Swag and Sorcery is set in a stereotypical fairy tale world, and has a semblance of a story holding it together. There’s an old foolish king, a power-hungry sorcerer and a talking cat who sounds like he’s from Brooklyn. You’re in charge of trying to recover the king’s magic suit, and to this end embark on a series of quests by hiring explorers. Occasionally cutscenes will interrupt your experience to unfurl a new titbit of story, but I was never invested in the plot and the characters where extremely one-dimensional. The voice acting however, both from the narrator (who sounds like the Magic Mirror from the Shrek films) and from the Black Cat was enjoyably funny.

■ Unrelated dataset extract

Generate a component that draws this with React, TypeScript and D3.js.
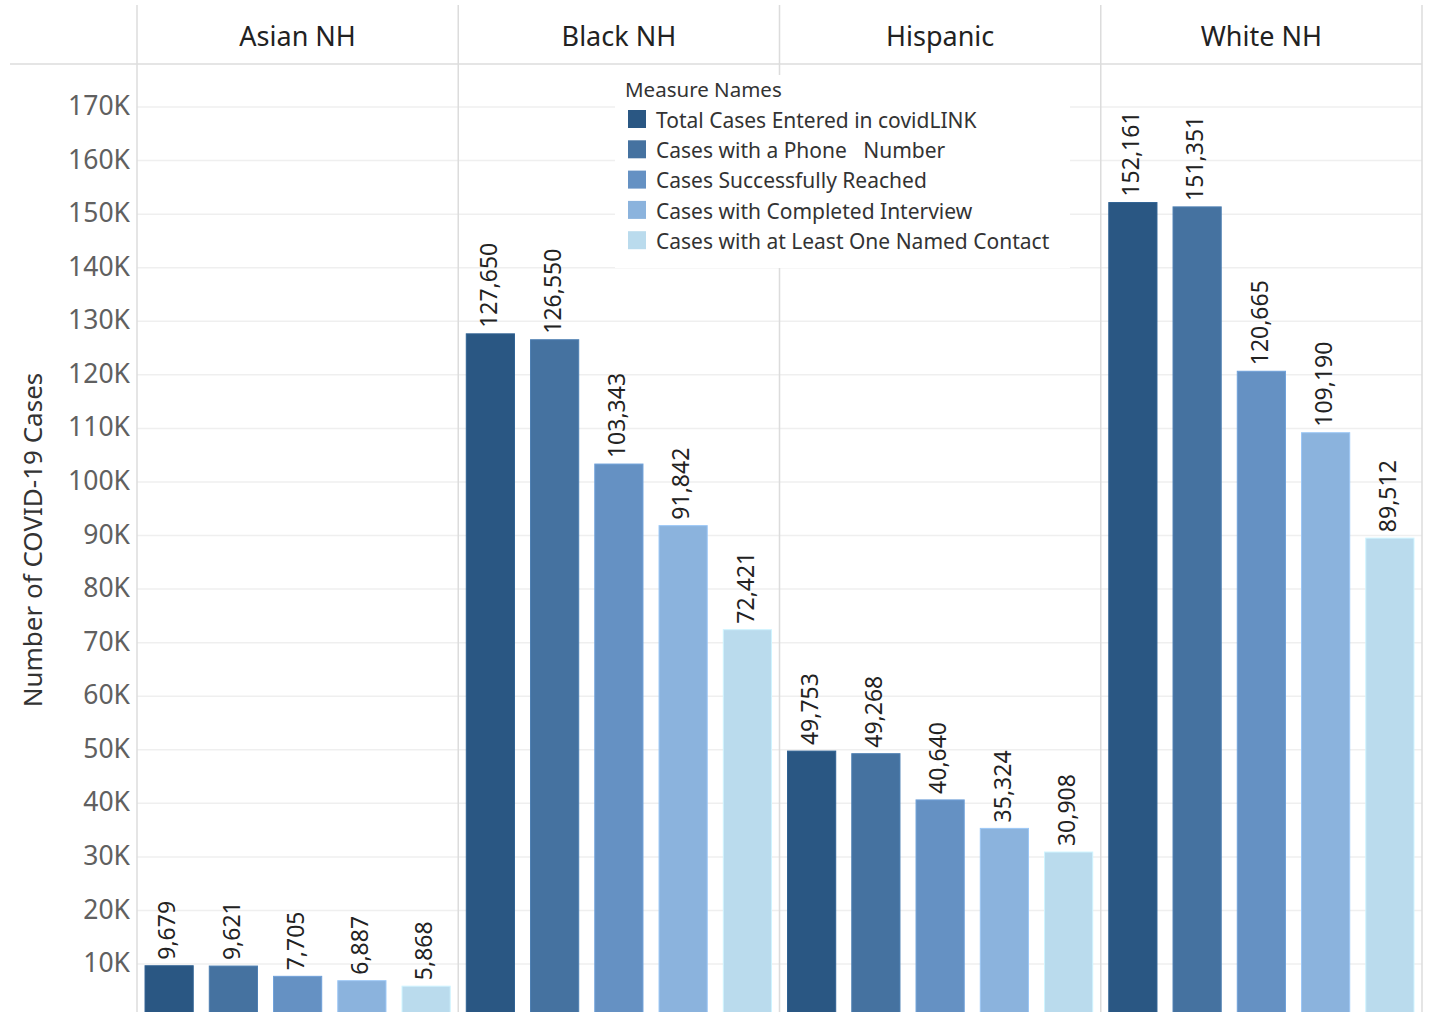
import React from "react";
import * as d3 from "d3";

const groups = ["Asian NH", "Black NH", "Hispanic", "White NH"];
const measures = [
  "Total Cases Entered in covidLINK",
  "Cases with a Phone   Number",
  "Cases Successfully Reached",
  "Cases with Completed Interview",
  "Cases with at Least One Named Contact",
];
const colors = ["#2a5783", "#4572a0", "#6591c3", "#8bb3dd", "#badbed"];
const asianValues = [9679, 9621, 7705, 6887, 5868];
const blackValues = [127650, 126550, 103343, 91842, 72421];
const hispanicValues = [49753, 49268, 40640, 35324, 30908];
const whiteValues = [152161, 151351, 120665, 109190, 89512];
const seriesByGroup = [asianValues, blackValues, hispanicValues, whiteValues];
const yTicks = [10000, 20000, 30000, 40000, 50000, 60000, 70000, 80000, 90000, 100000, 110000, 120000, 130000, 140000, 150000, 160000, 170000];

const W = 1429;
const H = 1012;
const FONT = "'Noto Sans', 'Open Sans', sans-serif";

export default function App() {
  const left = 137;
  const right = 1422;
  const headerBottom = 64;
  const y = d3.scaleLinear().domain([0, 170000]).range([1017.6, 107]);
  const panelX = d3.scaleBand<string>().domain(groups).range([left, right]).padding(0);
  const pw = panelX.bandwidth();
  const barX = d3.scaleBand<string>().domain(measures).range([0, pw]).paddingInner(0.25).paddingOuter(0.125);
  const fmt = d3.format(",");

  return (
    <div style={{ position: "absolute", left: 0, top: 0, width: W, height: H, overflow: "hidden" }}>
      <svg width={W} height={H} style={{ display: "block", fontFamily: FONT, background: "#fff" }}>
        {/* gridlines */}
        {yTicks.map((t) => (
          <line key={"g" + t} x1={left} x2={right} y1={y(t)} y2={y(t)} stroke="#efefef" strokeWidth={1.5} />
        ))}
        {/* header line */}
        <line x1={10} x2={right} y1={headerBottom} y2={headerBottom} stroke="#dcdcdc" strokeWidth={1.5} />
        {/* panel dividers */}
        {groups.map((g) => (
          <line key={"d" + g} x1={panelX(g)!} x2={panelX(g)!} y1={5} y2={H} stroke="#dcdcdc" strokeWidth={1.5} />
        ))}
        <line x1={right} x2={right} y1={5} y2={H} stroke="#dcdcdc" strokeWidth={1.5} />
        {/* headers */}
        {groups.map((g) => (
          <text key={"h" + g} x={panelX(g)! + pw / 2} y={39} textAnchor="middle" dominantBaseline="middle" fontSize={27} fill="#222">
            {g}
          </text>
        ))}
        {/* y ticks */}
        {yTicks.map((t) => (
          <text key={"t" + t} x={130} y={y(t) + 1} textAnchor="end" dominantBaseline="middle" fontSize={26.5} fill="#606060">
            {t / 1000 + "K"}
          </text>
        ))}
        {/* y title */}
        <text transform={`translate(35,540) rotate(-90)`} textAnchor="middle" dominantBaseline="middle" fontSize={26} fill="#333">
          Number of COVID-19 Cases
        </text>
        {/* bars */}
        {groups.map((g, gi) =>
          seriesByGroup[gi].map((v, mi) => {
            const x0 = panelX(g)! + barX(measures[mi])!;
            const bw = barX.bandwidth();
            return (
              <g key={g + mi}>
                <rect x={x0} y={y(v)} width={bw} height={H - y(v) + 10} fill={colors[mi]} stroke={d3.color(colors[mi])!.brighter(0.3).toString()} strokeWidth={1} />
                <text transform={`translate(${x0 + bw / 2},${y(v) - 6}) rotate(-90)`} dominantBaseline="middle" fontSize={23} fill="#222">
                  {fmt(v)}
                </text>
              </g>
            );
          })
        )}
        {/* legend */}
        <g>
          <rect x={615} y={75} width={455} height={193} fill="#fff" />
          <text x={625} y={91} dominantBaseline="middle" fontSize={20.5} fill="#333">
            Measure Names
          </text>
          {measures.map((m, i) => (
            <g key={"l" + i}>
              <rect x={628} y={110 + i * 30.3} width={18} height={18} fill={colors[i]} />
              <text x={656} y={122 + i * 30.3} dominantBaseline="middle" fontSize={21} fill="#333" style={{ whiteSpace: "pre" }}>
                {m}
              </text>
            </g>
          ))}
        </g>
      </svg>
    </div>
  );
}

Your main involvement in Swag and Sorcery is sending out adventurers to clear the forests and environs around your village of various animals and monsters. This is the main method you collect resources, which allows you to craft new items and construct new buildings. You don’t really get involved in the questing; all you do is set them on their way and hope they survive (very much like exploring the wasteland in Fallout Shelter), or else trigger the retreat command to fall back with the resources you’ve already gathered if an enemy is too challenging. If your adventurers die, they simply lose whatever you collected in that quest before returning to the village with no health, before it slowly starts ticking up again. You can pay to heal your explorers, but it’s usually better served just waiting. Once you’ve gathered enough resources, you can craft new gear and upgrade village buildings, before its back to questing again. There is a “fashion show” element to the game where you can compete to be the best-dressed adventurer in court, but the scoring for the show felt very random and I never knew what costumes were considered winning apparel.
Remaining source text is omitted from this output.